Submitting an Extended Hours Eligible Order

To indicate an order is eligible for extended hours trading, supply a boolean parameter named extended_hours on the order request. When this parameter is true, the order is eligible for execution in the pre-market or after-hours. All bonds supported during regular market hours are also supported during extended hours.


Time in Force

All orders submitted via Moment are day orders. A day order is eligible for execution only on the day it is live. By default, the order is valid during Regular Trading Hours (9:30am – 4:00pm ET). If unfilled by 4:00pm ET, it automatically expires. If submitted after the close, it is rejected. However, if marked as eligible for extended hours, the order can also execute during supported extended hours.


Canceling Orders

Clients can request to cancel an open order through the endpoint:

DELETE /v1/trading/order/my_order_id/

When a Client submits a cancellation request for an order, Moment will attempt to cancel any outstanding order tickets on the trading venues. A cancel request will be rejected if the order is closed, nonexistent, or if a cancel request is already pending.
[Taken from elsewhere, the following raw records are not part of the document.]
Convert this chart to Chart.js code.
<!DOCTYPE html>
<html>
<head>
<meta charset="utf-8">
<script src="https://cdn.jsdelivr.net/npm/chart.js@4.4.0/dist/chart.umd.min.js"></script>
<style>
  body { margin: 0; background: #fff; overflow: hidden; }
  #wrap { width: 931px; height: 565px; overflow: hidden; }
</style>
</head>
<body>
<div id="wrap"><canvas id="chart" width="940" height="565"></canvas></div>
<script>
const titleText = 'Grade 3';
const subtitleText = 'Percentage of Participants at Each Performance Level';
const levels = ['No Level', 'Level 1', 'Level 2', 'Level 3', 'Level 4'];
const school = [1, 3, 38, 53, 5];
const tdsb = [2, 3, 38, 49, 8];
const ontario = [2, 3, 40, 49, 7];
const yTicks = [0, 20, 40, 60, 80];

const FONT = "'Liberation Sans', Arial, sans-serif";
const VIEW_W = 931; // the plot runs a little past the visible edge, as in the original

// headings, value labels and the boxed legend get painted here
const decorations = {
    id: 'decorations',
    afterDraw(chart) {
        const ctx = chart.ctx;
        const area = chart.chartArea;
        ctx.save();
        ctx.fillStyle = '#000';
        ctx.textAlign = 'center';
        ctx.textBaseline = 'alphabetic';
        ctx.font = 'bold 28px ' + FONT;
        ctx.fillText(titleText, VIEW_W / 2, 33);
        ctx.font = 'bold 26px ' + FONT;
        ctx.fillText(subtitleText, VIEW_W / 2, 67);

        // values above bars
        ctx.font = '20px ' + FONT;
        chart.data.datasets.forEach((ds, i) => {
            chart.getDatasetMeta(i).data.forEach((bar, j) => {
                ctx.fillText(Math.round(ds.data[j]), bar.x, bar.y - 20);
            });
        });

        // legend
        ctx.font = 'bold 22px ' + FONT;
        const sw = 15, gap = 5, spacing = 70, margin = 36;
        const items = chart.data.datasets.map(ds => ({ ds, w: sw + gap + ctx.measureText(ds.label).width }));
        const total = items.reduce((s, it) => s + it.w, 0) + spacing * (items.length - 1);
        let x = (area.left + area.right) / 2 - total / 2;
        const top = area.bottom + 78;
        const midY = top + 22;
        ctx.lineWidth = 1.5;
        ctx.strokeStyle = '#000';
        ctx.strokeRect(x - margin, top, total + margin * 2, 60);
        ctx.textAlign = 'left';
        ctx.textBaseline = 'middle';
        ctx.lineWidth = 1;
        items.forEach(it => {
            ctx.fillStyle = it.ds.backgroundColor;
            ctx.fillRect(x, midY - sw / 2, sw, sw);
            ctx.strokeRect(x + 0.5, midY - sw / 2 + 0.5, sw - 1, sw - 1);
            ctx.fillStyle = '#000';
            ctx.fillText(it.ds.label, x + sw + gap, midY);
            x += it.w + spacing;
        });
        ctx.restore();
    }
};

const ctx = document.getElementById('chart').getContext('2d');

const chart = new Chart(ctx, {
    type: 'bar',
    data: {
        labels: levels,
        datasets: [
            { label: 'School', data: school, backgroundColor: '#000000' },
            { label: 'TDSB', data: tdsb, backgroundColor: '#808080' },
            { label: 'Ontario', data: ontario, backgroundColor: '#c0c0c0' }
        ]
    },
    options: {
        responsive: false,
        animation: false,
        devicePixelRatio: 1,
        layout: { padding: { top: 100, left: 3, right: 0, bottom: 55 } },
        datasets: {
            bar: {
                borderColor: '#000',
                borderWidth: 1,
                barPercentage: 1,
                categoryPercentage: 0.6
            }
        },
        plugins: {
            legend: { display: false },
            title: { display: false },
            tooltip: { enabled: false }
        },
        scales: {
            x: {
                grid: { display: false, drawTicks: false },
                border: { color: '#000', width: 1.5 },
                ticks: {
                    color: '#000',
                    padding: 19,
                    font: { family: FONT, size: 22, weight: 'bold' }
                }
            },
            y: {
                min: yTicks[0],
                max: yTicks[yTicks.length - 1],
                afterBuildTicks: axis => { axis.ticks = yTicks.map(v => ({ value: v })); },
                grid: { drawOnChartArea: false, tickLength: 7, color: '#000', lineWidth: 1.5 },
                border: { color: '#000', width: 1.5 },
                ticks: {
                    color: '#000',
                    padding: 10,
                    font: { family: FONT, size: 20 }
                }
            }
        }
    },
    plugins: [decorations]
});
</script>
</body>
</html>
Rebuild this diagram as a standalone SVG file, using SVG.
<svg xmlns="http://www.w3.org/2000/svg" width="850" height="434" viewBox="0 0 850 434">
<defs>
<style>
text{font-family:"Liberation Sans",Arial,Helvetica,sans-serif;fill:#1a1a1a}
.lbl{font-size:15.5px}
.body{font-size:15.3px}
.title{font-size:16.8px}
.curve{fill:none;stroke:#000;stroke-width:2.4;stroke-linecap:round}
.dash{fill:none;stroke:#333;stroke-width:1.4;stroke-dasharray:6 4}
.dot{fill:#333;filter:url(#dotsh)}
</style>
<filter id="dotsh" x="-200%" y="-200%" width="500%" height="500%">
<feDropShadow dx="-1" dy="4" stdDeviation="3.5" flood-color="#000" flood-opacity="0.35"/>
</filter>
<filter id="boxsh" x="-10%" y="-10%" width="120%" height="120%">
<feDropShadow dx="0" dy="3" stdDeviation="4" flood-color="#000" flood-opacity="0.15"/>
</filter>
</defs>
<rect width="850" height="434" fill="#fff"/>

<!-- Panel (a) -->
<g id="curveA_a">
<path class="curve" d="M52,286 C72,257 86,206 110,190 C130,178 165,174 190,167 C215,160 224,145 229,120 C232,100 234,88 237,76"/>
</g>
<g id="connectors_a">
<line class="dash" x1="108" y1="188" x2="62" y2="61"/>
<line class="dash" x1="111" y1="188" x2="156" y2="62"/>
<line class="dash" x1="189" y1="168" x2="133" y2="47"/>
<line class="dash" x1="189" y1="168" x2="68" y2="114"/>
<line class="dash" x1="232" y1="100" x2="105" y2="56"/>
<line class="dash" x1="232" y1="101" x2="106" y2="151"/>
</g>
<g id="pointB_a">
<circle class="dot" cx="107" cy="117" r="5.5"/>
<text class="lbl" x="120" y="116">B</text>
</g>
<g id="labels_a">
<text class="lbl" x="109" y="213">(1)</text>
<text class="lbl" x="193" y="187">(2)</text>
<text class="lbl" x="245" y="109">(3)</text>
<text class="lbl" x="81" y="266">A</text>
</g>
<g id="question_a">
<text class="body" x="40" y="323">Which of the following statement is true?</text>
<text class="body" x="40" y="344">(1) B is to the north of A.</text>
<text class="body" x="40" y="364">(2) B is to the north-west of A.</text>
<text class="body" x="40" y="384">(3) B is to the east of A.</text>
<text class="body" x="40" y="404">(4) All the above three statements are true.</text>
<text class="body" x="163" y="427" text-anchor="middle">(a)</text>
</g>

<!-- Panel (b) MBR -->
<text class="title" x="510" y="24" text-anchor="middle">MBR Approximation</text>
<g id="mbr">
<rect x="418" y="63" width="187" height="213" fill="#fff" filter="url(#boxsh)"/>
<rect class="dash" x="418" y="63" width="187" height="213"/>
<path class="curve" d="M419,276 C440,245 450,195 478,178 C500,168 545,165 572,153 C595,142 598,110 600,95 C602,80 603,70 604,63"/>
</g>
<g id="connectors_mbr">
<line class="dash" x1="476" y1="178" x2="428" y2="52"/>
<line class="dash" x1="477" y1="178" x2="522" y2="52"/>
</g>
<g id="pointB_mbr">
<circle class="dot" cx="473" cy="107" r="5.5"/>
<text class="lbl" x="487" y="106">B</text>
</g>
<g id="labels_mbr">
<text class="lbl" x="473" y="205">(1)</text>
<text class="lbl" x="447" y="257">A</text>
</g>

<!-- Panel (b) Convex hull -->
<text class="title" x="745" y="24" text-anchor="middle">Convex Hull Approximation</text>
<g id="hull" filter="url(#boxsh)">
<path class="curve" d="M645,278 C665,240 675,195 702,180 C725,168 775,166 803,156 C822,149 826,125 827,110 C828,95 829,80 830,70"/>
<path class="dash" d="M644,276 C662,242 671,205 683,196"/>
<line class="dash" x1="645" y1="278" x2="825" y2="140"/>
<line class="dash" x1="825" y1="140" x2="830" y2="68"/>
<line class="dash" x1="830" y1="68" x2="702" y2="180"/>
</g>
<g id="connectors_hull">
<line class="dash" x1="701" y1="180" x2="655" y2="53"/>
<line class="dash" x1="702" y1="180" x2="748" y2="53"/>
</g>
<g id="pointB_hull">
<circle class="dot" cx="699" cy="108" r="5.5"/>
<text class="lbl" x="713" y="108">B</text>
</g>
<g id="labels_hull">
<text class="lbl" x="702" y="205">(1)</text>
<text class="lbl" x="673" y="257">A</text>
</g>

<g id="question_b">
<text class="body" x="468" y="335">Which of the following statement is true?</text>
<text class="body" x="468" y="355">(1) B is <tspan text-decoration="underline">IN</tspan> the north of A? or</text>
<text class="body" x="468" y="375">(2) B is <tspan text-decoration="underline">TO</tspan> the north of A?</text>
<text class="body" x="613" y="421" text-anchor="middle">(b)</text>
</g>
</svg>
Coupling parent/child cancellations (explicit_cancelation_required)

Control whether an Order is automatically canceled when its single Execution Order is canceled:

  • explicit_cancelation_required: false (default) If the Order has exactly one Execution Order and that Execution Order is canceled, the Order will also be canceled automatically.

  • explicit_cancelation_required: true The Order will not auto-cancel when its Execution Order is canceled. You must explicitly cancel the Order via DELETE /v1/trading/order/\{id\}/ if desired.